◆ DIRECTIONS ◆
Only the lines from the one with "Write a Python" to the one with "FW, FH = 771, 545", both included, should be output, without any images.

◆ RECORD EXCERPTS ◆
>> Begin
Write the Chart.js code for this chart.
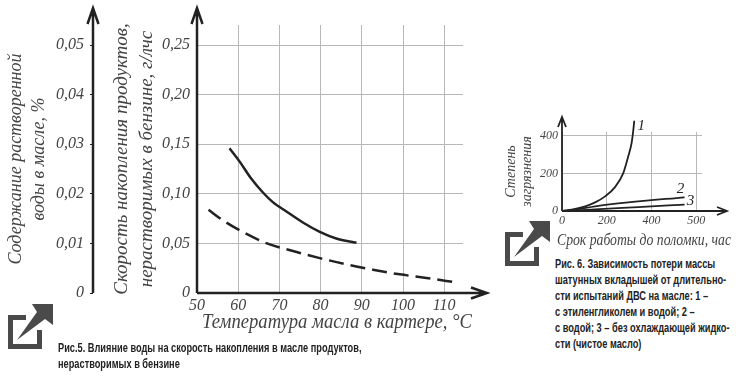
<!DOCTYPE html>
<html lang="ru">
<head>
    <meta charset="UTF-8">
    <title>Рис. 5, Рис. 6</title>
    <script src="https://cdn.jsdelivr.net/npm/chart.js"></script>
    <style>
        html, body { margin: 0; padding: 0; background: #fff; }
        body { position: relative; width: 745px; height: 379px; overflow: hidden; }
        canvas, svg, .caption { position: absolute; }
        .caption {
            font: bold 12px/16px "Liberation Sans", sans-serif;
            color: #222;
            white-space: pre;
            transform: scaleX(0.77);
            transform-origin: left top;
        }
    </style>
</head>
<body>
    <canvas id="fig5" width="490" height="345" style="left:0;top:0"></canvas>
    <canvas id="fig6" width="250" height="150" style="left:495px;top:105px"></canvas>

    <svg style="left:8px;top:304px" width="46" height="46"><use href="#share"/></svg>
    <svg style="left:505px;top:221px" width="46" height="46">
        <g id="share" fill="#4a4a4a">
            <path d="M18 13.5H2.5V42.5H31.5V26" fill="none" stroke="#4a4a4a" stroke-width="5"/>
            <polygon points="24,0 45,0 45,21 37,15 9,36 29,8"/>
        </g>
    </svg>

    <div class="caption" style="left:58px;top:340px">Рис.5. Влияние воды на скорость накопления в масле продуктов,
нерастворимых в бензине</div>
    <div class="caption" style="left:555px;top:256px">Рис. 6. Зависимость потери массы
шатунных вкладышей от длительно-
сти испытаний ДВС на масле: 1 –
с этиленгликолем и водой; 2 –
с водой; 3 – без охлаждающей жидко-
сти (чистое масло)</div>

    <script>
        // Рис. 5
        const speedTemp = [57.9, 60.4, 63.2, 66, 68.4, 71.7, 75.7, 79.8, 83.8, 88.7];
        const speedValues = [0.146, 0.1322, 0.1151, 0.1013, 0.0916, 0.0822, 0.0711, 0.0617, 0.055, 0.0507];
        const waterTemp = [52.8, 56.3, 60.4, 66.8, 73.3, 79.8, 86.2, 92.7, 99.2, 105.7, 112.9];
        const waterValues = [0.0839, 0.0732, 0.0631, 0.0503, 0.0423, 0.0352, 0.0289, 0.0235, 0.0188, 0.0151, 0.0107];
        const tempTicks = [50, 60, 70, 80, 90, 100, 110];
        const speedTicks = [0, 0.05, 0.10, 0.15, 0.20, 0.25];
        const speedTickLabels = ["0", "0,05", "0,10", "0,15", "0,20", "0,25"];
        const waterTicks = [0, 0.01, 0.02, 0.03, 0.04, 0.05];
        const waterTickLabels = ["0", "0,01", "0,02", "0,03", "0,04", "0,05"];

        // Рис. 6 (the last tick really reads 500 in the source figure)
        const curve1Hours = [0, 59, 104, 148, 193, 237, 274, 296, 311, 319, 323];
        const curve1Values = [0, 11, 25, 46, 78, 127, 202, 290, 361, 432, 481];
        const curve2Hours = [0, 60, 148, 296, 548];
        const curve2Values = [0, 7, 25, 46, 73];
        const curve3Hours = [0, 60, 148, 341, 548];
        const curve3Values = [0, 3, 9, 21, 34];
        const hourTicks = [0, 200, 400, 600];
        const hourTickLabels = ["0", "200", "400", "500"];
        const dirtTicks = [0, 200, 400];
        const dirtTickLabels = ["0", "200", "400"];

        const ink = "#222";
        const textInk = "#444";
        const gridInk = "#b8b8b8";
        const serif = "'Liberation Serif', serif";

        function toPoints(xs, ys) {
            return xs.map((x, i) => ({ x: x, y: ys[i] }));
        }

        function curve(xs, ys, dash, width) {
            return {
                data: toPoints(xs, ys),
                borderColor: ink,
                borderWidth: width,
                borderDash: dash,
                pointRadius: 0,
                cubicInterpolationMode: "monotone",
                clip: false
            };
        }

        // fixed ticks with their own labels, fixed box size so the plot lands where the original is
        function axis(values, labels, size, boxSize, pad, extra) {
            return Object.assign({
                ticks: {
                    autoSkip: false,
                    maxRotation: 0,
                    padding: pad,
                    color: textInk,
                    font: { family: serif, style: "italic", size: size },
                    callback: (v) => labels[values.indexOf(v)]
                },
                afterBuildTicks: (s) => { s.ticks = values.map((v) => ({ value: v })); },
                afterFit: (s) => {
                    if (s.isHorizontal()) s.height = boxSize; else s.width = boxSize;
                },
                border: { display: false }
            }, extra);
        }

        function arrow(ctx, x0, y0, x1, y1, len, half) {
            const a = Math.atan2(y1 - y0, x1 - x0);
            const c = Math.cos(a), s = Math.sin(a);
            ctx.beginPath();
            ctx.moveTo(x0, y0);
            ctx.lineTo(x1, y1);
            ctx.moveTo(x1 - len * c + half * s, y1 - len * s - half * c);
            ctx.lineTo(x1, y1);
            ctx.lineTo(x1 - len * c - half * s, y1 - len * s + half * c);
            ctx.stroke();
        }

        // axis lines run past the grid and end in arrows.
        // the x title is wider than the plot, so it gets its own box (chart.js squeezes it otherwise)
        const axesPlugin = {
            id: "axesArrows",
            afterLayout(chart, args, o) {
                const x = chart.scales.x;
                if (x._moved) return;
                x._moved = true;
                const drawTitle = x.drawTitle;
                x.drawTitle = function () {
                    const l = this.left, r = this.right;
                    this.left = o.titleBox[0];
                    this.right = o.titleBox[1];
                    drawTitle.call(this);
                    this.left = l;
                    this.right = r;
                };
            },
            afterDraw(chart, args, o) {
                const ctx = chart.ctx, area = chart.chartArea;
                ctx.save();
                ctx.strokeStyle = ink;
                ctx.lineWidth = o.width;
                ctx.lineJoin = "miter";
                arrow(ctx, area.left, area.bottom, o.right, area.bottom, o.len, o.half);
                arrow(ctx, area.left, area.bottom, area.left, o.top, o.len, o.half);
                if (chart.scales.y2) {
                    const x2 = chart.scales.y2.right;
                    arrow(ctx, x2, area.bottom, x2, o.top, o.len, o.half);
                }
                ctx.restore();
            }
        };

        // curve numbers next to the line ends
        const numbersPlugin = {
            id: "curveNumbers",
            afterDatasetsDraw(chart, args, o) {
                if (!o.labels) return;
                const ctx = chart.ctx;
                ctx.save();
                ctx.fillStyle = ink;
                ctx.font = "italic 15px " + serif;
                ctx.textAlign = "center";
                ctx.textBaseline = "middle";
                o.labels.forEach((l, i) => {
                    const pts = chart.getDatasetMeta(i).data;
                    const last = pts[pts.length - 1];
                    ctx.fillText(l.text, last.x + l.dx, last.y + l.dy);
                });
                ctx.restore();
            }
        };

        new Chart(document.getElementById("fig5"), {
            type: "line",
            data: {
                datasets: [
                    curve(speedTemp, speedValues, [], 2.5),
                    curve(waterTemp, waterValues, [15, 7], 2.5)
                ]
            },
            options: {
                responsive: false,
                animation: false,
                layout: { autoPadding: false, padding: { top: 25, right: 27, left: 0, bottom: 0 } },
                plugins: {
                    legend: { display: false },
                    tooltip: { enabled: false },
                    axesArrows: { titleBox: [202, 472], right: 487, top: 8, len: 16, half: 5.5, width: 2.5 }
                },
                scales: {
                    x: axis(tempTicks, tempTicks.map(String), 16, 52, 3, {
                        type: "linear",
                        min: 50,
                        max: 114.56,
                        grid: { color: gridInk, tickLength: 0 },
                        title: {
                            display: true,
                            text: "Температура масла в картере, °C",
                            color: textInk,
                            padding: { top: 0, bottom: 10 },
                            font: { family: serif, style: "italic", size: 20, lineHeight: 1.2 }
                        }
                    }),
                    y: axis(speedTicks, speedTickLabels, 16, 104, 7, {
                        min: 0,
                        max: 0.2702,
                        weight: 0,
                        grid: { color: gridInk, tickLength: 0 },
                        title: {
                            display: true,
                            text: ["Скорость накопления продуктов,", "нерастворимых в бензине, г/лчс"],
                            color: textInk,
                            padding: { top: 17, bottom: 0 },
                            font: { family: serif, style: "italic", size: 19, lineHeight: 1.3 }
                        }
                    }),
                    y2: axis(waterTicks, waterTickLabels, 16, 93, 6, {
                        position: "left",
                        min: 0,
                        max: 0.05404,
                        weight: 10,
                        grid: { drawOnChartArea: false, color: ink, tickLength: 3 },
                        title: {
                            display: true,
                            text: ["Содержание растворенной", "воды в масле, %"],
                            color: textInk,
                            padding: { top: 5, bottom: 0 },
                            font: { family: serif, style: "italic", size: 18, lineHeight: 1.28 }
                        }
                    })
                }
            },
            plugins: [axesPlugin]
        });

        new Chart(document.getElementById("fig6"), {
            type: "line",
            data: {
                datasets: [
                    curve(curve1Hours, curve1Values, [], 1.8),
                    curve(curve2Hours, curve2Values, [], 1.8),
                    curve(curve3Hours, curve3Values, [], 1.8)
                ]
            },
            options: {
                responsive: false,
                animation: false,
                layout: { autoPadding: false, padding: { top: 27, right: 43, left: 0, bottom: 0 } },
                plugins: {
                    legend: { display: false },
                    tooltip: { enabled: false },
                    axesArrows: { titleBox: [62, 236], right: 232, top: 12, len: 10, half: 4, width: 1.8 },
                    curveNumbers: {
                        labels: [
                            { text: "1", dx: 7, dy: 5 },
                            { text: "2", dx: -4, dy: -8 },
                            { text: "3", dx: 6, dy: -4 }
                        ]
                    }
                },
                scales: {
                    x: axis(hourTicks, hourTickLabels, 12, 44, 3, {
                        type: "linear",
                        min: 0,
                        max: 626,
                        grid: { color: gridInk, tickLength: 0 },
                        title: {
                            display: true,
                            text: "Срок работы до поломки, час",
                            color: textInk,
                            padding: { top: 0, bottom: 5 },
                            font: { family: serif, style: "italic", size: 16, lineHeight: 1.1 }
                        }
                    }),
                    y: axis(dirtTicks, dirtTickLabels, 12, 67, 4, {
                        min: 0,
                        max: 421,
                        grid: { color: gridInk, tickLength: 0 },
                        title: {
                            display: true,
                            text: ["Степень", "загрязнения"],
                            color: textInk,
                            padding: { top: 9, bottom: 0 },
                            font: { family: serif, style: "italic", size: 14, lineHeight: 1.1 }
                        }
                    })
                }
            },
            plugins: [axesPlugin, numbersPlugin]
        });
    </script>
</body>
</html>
>> End
>> Begin
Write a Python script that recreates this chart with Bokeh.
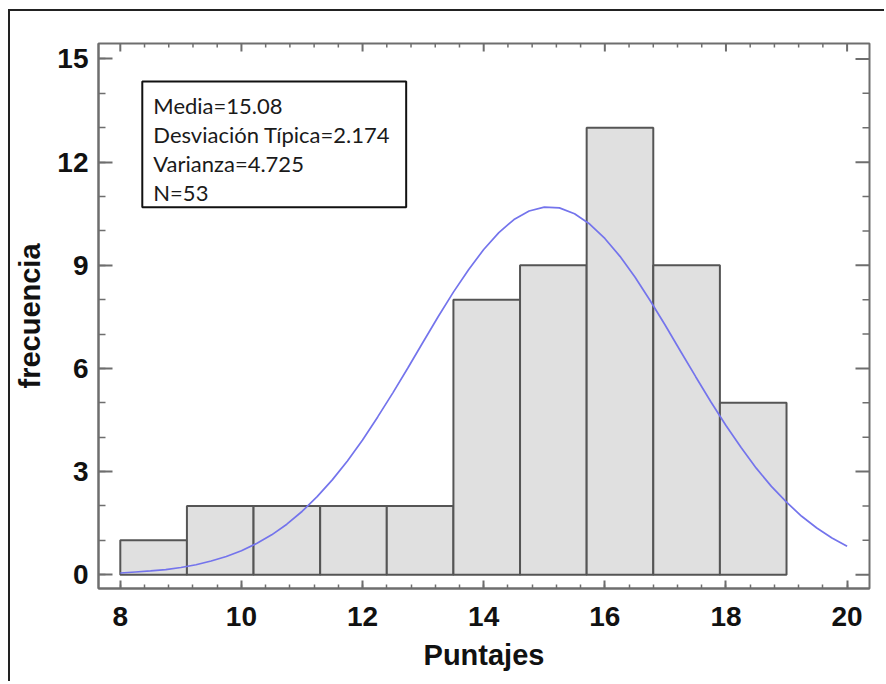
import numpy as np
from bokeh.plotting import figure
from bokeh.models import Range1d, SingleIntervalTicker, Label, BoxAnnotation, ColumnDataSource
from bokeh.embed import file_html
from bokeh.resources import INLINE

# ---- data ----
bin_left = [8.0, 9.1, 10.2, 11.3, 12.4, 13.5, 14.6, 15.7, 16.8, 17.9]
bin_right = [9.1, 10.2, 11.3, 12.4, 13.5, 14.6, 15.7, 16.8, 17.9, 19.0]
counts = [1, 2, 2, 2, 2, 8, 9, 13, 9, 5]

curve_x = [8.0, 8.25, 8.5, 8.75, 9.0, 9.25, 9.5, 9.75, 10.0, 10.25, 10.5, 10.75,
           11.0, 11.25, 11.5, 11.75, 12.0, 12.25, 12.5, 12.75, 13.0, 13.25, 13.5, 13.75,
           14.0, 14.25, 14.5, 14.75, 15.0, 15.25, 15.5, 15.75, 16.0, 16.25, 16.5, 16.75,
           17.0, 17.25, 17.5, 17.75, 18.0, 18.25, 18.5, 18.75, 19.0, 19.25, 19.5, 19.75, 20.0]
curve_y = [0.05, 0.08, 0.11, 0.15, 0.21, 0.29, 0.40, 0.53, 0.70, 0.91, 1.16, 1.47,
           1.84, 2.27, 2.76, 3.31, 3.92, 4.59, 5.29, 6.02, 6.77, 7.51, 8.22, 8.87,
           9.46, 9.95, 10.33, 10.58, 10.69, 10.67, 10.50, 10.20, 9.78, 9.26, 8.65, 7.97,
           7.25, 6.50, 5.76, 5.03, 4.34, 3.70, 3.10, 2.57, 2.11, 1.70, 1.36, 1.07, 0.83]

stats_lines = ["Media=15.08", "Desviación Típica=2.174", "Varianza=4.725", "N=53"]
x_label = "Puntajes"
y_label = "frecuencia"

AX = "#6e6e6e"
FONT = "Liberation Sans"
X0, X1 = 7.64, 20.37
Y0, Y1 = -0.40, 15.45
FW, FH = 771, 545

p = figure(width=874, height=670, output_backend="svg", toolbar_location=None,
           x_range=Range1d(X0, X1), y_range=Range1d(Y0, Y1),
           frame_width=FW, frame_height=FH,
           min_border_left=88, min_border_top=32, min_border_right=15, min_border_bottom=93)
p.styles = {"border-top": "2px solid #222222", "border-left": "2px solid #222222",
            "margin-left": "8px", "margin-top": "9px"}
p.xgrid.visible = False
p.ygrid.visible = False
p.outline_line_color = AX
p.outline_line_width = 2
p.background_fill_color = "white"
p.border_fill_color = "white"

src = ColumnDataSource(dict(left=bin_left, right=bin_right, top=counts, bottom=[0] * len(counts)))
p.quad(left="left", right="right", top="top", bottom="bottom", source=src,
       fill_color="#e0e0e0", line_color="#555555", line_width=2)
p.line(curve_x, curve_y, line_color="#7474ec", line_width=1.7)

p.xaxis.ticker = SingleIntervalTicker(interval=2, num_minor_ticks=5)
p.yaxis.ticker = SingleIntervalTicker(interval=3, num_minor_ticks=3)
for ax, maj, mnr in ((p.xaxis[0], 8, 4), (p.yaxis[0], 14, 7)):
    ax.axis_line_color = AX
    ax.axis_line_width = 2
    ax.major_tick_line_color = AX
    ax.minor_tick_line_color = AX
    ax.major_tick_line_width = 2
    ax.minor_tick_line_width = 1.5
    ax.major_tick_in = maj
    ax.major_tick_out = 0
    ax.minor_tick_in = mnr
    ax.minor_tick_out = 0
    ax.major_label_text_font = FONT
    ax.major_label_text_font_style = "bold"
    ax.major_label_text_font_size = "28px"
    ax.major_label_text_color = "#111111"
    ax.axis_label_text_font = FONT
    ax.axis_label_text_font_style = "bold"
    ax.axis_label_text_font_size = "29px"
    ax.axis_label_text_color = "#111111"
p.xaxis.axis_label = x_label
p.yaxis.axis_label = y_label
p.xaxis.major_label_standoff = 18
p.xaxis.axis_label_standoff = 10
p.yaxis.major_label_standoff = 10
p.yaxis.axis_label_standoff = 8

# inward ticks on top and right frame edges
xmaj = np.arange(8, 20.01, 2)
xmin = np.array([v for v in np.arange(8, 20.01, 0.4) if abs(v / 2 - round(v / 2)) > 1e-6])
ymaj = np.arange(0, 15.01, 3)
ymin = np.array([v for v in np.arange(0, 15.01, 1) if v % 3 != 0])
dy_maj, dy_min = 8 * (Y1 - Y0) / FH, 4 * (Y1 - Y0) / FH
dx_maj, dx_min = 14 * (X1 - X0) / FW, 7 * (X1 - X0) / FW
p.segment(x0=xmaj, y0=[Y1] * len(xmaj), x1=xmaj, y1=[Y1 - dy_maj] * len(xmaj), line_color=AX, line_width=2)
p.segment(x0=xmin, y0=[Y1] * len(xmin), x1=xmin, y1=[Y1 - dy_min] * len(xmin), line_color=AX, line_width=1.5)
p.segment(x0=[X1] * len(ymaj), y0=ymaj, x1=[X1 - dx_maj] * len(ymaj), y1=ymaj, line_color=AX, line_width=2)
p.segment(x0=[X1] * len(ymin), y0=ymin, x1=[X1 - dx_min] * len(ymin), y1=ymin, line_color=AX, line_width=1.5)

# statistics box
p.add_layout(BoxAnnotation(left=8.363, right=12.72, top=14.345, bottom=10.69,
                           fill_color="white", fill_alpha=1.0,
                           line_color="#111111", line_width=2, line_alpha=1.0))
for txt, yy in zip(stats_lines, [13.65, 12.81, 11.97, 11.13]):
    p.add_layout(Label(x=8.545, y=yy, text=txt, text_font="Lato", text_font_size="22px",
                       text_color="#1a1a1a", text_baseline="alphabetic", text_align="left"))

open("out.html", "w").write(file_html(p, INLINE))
>> End
◆ TASK ANSWER ◆
Write a Python script that recreates this chart with Bokeh.
import numpy as np
from bokeh.plotting import figure
from bokeh.models import Range1d, SingleIntervalTicker, Label, BoxAnnotation, ColumnDataSource
from bokeh.embed import file_html
from bokeh.resources import INLINE

# ---- data ----
bin_left = [8.0, 9.1, 10.2, 11.3, 12.4, 13.5, 14.6, 15.7, 16.8, 17.9]
bin_right = [9.1, 10.2, 11.3, 12.4, 13.5, 14.6, 15.7, 16.8, 17.9, 19.0]
counts = [1, 2, 2, 2, 2, 8, 9, 13, 9, 5]

curve_x = [8.0, 8.25, 8.5, 8.75, 9.0, 9.25, 9.5, 9.75, 10.0, 10.25, 10.5, 10.75,
           11.0, 11.25, 11.5, 11.75, 12.0, 12.25, 12.5, 12.75, 13.0, 13.25, 13.5, 13.75,
           14.0, 14.25, 14.5, 14.75, 15.0, 15.25, 15.5, 15.75, 16.0, 16.25, 16.5, 16.75,
           17.0, 17.25, 17.5, 17.75, 18.0, 18.25, 18.5, 18.75, 19.0, 19.25, 19.5, 19.75, 20.0]
curve_y = [0.05, 0.08, 0.11, 0.15, 0.21, 0.29, 0.40, 0.53, 0.70, 0.91, 1.16, 1.47,
           1.84, 2.27, 2.76, 3.31, 3.92, 4.59, 5.29, 6.02, 6.77, 7.51, 8.22, 8.87,
           9.46, 9.95, 10.33, 10.58, 10.69, 10.67, 10.50, 10.20, 9.78, 9.26, 8.65, 7.97,
           7.25, 6.50, 5.76, 5.03, 4.34, 3.70, 3.10, 2.57, 2.11, 1.70, 1.36, 1.07, 0.83]

stats_lines = ["Media=15.08", "Desviación Típica=2.174", "Varianza=4.725", "N=53"]
x_label = "Puntajes"
y_label = "frecuencia"

AX = "#6e6e6e"
FONT = "Liberation Sans"
X0, X1 = 7.64, 20.37
Y0, Y1 = -0.40, 15.45
FW, FH = 771, 545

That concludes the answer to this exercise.